Tuesday night dodgeball! 
Started by another expat, this group is a great mix of foreigners and locals. The games are twice a week and everyone is welcome (for a mere $1.50).

Monday, December 1, 2014

Khmer cooking

I have had a variety of traditional Khmer dishes since arriving and most of them I have liked. There are a couple herbs I am not crazy about but some of the spices are wonderful. Fresh hot chili peppers are also widely used so if you don’t like spicy food you will need to choose wisely. There is a Khmer restaurant down the street that offers cooking classes daily which is the perfect way to learn how some of the most common dishes here are made.

The morning started with a trip to the local market to understand what ingredients we would be using. Our instructor guided us through various stalls and explained what each ingredient was. Even though this was interesting, the four of us were most intrigued by the fish and meat stalls and were busy snapping pictures while the vendors looked at us amused. This is totally different anything I'm used to at home and I don’t think I’ll ever get tired of observing the daily routine in the markets.

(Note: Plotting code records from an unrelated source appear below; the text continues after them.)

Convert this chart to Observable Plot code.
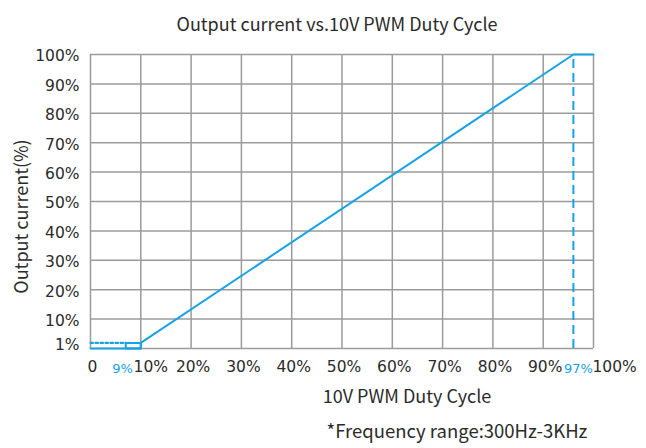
<!DOCTYPE html>
<html>
<head>
<meta charset="utf-8">
<script src="https://cdn.jsdelivr.net/npm/d3@7"></script>
<script src="https://cdn.jsdelivr.net/npm/@observablehq/plot@0.6"></script>
<style>
  html, body { margin: 0; padding: 0; background: #fff; }
</style>
</head>
<body>
<div id="chart"></div>
<script>
// ---- data ----
const xTicks = [0, 10, 20, 30, 40, 50, 60, 70, 80, 90];
const xTickLabels = ["0", "10%", "20%", "30%", "40%", "50%", "60%", "70%", "80%", "90%"];
const xEnd = 100;
const xEndLabel = "100%";
const yTicks = [10, 20, 30, 40, 50, 60, 70, 80, 90, 100];
const yTickLabels = ["10%", "20%", "30%", "40%", "50%", "60%", "70%", "80%", "90%", "100%"];
const minLevel = 1.9;          // drawn height of the 1% plateau
const minLevelLabel = "1%";
const curveX = [0, 10, 10, 96, 100];
const curveY = [0, 0, minLevel, 100, 100];
const boxX = [7, 10];          // small box at the start
const dottedX = [0, 7];
const dashedX = 96;            // full-output threshold line
const lowMarkerX = 9, lowMarkerLabel = "9%";
const highMarkerX = 97, highMarkerLabel = "97%";

const title = "Output current vs.10V PWM Duty Cycle";
const xLabel = "10V PWM Duty Cycle";
const yLabel = "Output current(%)";
const caption = "*Frequency range:300Hz-3KHz";

// ---- styles ----
const blue = "#16a2e6";
const grid = "#9b9b9b";
const ink = "#2b2b2b";
const tickFont = "DejaVu Sans";
const textFont = "Noto Sans CJK SC";

const curve = curveX.map((x, i) => ({x, y: curveY[i]}));
const box = [
  {x: boxX[0], y: 0}, {x: boxX[0], y: minLevel}, {x: boxX[1], y: minLevel},
  {x: boxX[1], y: 0}, {x: boxX[0], y: 0}
];
const dotted = dottedX.map(x => ({x, y: minLevel}));
const xLabelOf = d => xTickLabels[xTicks.indexOf(d)];

const chart = Plot.plot({
  width: 646,
  height: 448,
  marginTop: 54,
  marginBottom: 100,
  marginLeft: 90,
  marginRight: 53,
  style: {fontFamily: tickFont, fontSize: "15px", color: ink, background: "#fff"},
  x: {domain: [0, 100], axis: null},
  y: {domain: [0, 100], axis: null},
  marks: [
    Plot.ruleX(xTicks.concat([xEnd]), {stroke: grid, strokeWidth: 1.5, strokeOpacity: 1}),
    Plot.ruleY([0].concat(yTicks), {stroke: grid, strokeWidth: 1.5, strokeOpacity: 1}),
    // x tick labels
    Plot.text(xTicks.filter(d => d !== boxX[1]), {x: d => d, text: xLabelOf, frameAnchor: "bottom",
      lineAnchor: "middle", dy: 19, dx: 2, fill: ink, fontSize: 15.5}),
    Plot.text(xTicks.filter(d => d === boxX[1]), {x: d => d, text: xLabelOf, frameAnchor: "bottom",
      lineAnchor: "middle", dy: 19, dx: 10, fill: ink, fontSize: 15.5}),
    Plot.text([xEnd], {x: d => d, text: () => xEndLabel, frameAnchor: "bottom",
      lineAnchor: "middle", dy: 19, textAnchor: "start", dx: -1, fill: ink, fontSize: 15.5}),
    // blue marker labels
    Plot.text([lowMarkerX], {x: d => d, text: () => lowMarkerLabel, frameAnchor: "bottom",
      lineAnchor: "middle", dy: 20, fill: blue, fontSize: 13, textAnchor: "end", dx: -3}),
    Plot.text([highMarkerX], {x: d => d, text: () => highMarkerLabel, frameAnchor: "bottom",
      lineAnchor: "middle", dy: 20, fill: blue, fontSize: 13, textAnchor: "middle"}),
    // y tick labels
    Plot.text(yTicks, {y: d => d, text: (d, i) => yTickLabels[i], frameAnchor: "left",
      textAnchor: "end", dx: -11, dy: 2, fill: ink, fontSize: 15.5}),
    Plot.text([minLevel], {y: d => d, text: () => minLevelLabel, frameAnchor: "left",
      textAnchor: "end", dx: -11, dy: 2, fill: ink, fontSize: 15.5}),
    // curve
    Plot.line(dotted, {x: "x", y: "y", stroke: blue, strokeWidth: 2.2, strokeDasharray: "2.5,2.5"}),
    Plot.line(box, {x: "x", y: "y", stroke: blue, strokeWidth: 2}),
    Plot.ruleX([dashedX], {y1: 0, y2: 100, stroke: blue, strokeWidth: 2, strokeDasharray: "9,5"}),
    Plot.line(curve, {x: "x", y: "y", stroke: blue, strokeWidth: 2}),
    // titles
    Plot.text([title], {text: d => d, frameAnchor: "top", dy: -36, dx: -5,
      fontFamily: textFont, fontSize: 18, fill: ink}),
    Plot.text([xLabel], {text: d => d, frameAnchor: "bottom", dy: 54, dx: 65,
      fontFamily: textFont, fontSize: 18, fill: ink}),
    Plot.text([caption], {text: d => d, frameAnchor: "bottom", dy: 89, dx: 115,
      fontFamily: textFont, fontSize: 18.5, fill: ink, letterSpacing: "0.3px"}),
    Plot.text([yLabel], {text: d => d, frameAnchor: "left", textAnchor: "middle", rotate: -90,
      dx: -68, dy: 15, fontFamily: textFont, fontSize: 18, fill: ink})
  ]
});
document.getElementById("chart").appendChild(chart);
</script>
</body>
</html>
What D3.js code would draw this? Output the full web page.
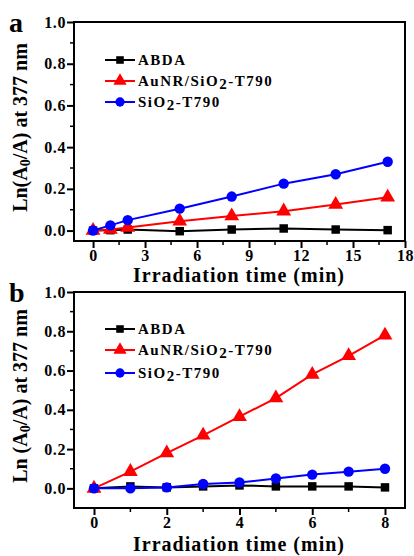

On the menu was green mango salad to start, fish amok as our main and cha houy teuk for dessert. There is a ton of chopping and grinding with mortar and pestle which resulted in my arm feeling like it might fall off. I was especially proud of my banana leaf bowl which was made from 2 circular leaves and 2 tooth picks.

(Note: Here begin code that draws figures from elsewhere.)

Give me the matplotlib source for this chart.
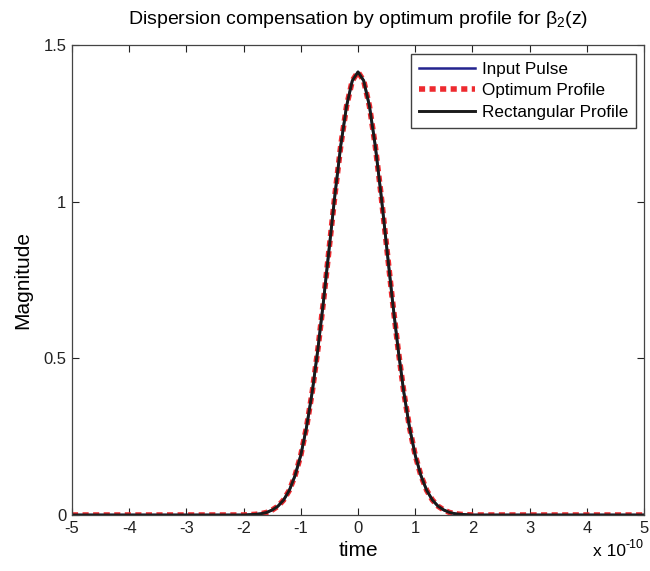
import matplotlib
matplotlib.use("Agg")
import matplotlib.pyplot as plt

plt.rcParams['font.family'] = ['Liberation Sans', 'DejaVu Sans']

# time axis in units of 1e-10 s
time = [-5.0, -2.0, -1.9, -1.8, -1.7, -1.6, -1.5, -1.4, -1.3, -1.2, -1.1,
        -1.0, -0.9, -0.8, -0.7, -0.6, -0.5, -0.4, -0.3, -0.2, -0.1, 0.0,
        0.1, 0.2, 0.3, 0.4, 0.5, 0.6, 0.7, 0.8, 0.9, 1.0, 1.1, 1.2, 1.3,
        1.4, 1.5, 1.6, 1.7, 1.8, 1.9, 2.0, 5.0]

input_pulse = [0.0, 0.0, 0.001, 0.002, 0.004, 0.008, 0.016, 0.028, 0.048,
               0.079, 0.126, 0.191, 0.280, 0.393, 0.531, 0.688, 0.858,
               1.027, 1.181, 1.305, 1.386, 1.414, 1.386, 1.305, 1.181,
               1.027, 0.858, 0.688, 0.531, 0.393, 0.280, 0.191, 0.126,
               0.079, 0.048, 0.028, 0.016, 0.008, 0.004, 0.002, 0.001,
               0.0, 0.0]
optimum_profile = list(input_pulse)
rectangular_profile = list(input_pulse)

x_ticks = [-5, -4, -3, -2, -1, 0, 1, 2, 3, 4, 5]
y_ticks = [0, 0.5, 1, 1.5]
y_tick_labels = ['0', '0.5', '1', '1.5']

fig = plt.figure(figsize=(6.5, 5.71), dpi=100)
ax = fig.add_axes([72 / 650, 56 / 571, 572 / 650, 470 / 571])

ax.plot(time, input_pulse, color='#23238e', lw=1.8, label='Input Pulse')
ax.plot(time, optimum_profile, color='#ee2a2f', lw=4.0,
        dashes=(1.1, 0.8), dash_capstyle='butt', label='Optimum Profile')
ax.plot(time, rectangular_profile, color='#1a1a1a', lw=2.1,
        label='Rectangular Profile')

ax.set_xlim(-5, 5)
ax.set_ylim(0, 1.5)
ax.set_xticks(x_ticks)
ax.set_xticklabels([str(t) for t in x_ticks])
ax.set_yticks(y_ticks)
ax.set_yticklabels(y_tick_labels)
ax.tick_params(direction='in', length=5, width=0.8, top=True, right=True,
               labelsize=12, pad=4, colors='#222222')
for s in ax.spines.values():
    s.set_linewidth(0.9)
    s.set_color('#444444')

ax.set_xlabel('time', fontsize=15, labelpad=4)
ax.set_ylabel('Magnitude', fontsize=15, labelpad=8)
ax.set_title(r'Dispersion compensation by optimum profile for $\mathregular{\beta_2}$(z)',
             fontsize=14, pad=15)

# exponent of the time axis
fig.text(626 / 650, 1 - 552 / 571, 'x 10', ha='right', va='center',
         fontsize=12.5)
fig.text(626 / 650, 1 - 545 / 571, '-10', ha='left', va='center',
         fontsize=9)

leg = ax.legend(loc='upper right', bbox_to_anchor=(0.986, 0.981),
                borderaxespad=0, fontsize=12.3, handlelength=3.3,
                handletextpad=0.4, labelspacing=0.4, fancybox=False,
                frameon=True, borderpad=0.45)
leg.get_frame().set_edgecolor('#111111')
leg.get_frame().set_linewidth(1.0)

fig.savefig('out.png', dpi=100)
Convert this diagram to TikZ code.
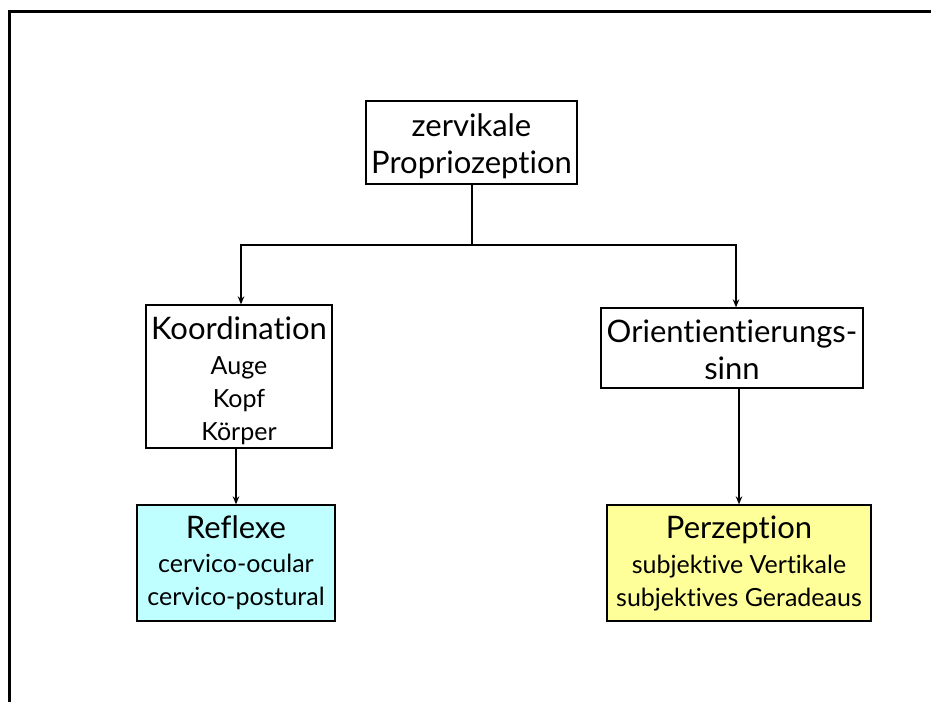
\documentclass[tikz,border=0pt]{standalone}
\usepackage{fontspec}
\setmainfont{Lato}[Ligatures={NoCommon}]
\usetikzlibrary{arrows.meta}
\newcommand{\bigf}{\fontsize{31}{0}\selectfont}
\begin{document}
\begin{tikzpicture}[x=1pt,y=-1pt,
  box/.style={draw=black,line width=1.3pt,align=center,inner sep=0pt},
  big/.style={font=\fontsize{31}{37}\selectfont},
  small/.style={font=\fontsize{25}{33}\selectfont},
  conn/.style={line width=2pt},
  arr/.style={conn,-{Stealth[length=8pt,width=6.5pt]}}]
\useasboundingbox (0,0) rectangle (931,701);
\draw[line width=3pt] (9.5,705) -- (9.5,11.5) -- (935,11.5);
\node[box,big,minimum width=211pt,minimum height=83pt] (top) at (471.5,142.5) {\rule{0pt}{31pt}zervikale\\Propriozeption};
\node[box,small,minimum width=186pt,minimum height=143pt] (koo) at (239,376.5)
  {{\bigf\rule{0pt}{31pt}Koordination}\\[2pt]Auge\\Kopf\\K\"orper};
\node[box,big,minimum width=262pt,minimum height=80pt] (ori) at (732,348) {\rule{0pt}{27pt}Orientientierungs-\\sinn};
\node[box,small,fill={rgb,255:red,191;green,255;blue,255},minimum width=198pt,minimum height=116pt] (ref) at (236,563)
  {{\bigf Reflexe}\\[1pt]cervico-ocular\\cervico-postural};
\node[box,small,fill={rgb,255:red,255;green,255;blue,153},minimum width=264pt,minimum height=116pt] (per) at (739,563)
  {{\bigf Perzeption}\\[2pt]subjektive Vertikale\\subjektives Geradeaus};
\coordinate (j) at (471.5,245);
\draw[conn] (top.south) -- (j);
\draw[arr] (j) -| ([xshift=2pt]koo.north);
\draw[arr] (j) -| ([xshift=4pt]ori.north);
\draw[arr] ([xshift=-3pt]koo.south) -- (ref.north);
\draw[arr] ([xshift=7pt]ori.south) -- (per.north);
\end{tikzpicture}
\end{document}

3 hours later we sat down as a group and enjoyed our creations. I can’t say I’ll attempt the amok at home with the amount of ingredients and work it involves but I may need to make my own version of the mango salad.

You will have to picture everything moving around.




My cooking buddy Kevin.
Filling my banana leaf bowl with the fish amok.
One of our instructors and our fish amok steaming.
Green mango salad. It is not my favourite dish but good on occasion. 
Fish amok with white rice. Very flavourful. Another tasty dish but not something I would want everyday. 
Cha houy teuk is a sweet jelly dessert made with agar agar, coconut milk, sugar and bananas. It tastes great but the slimy noodles are an acquired taste.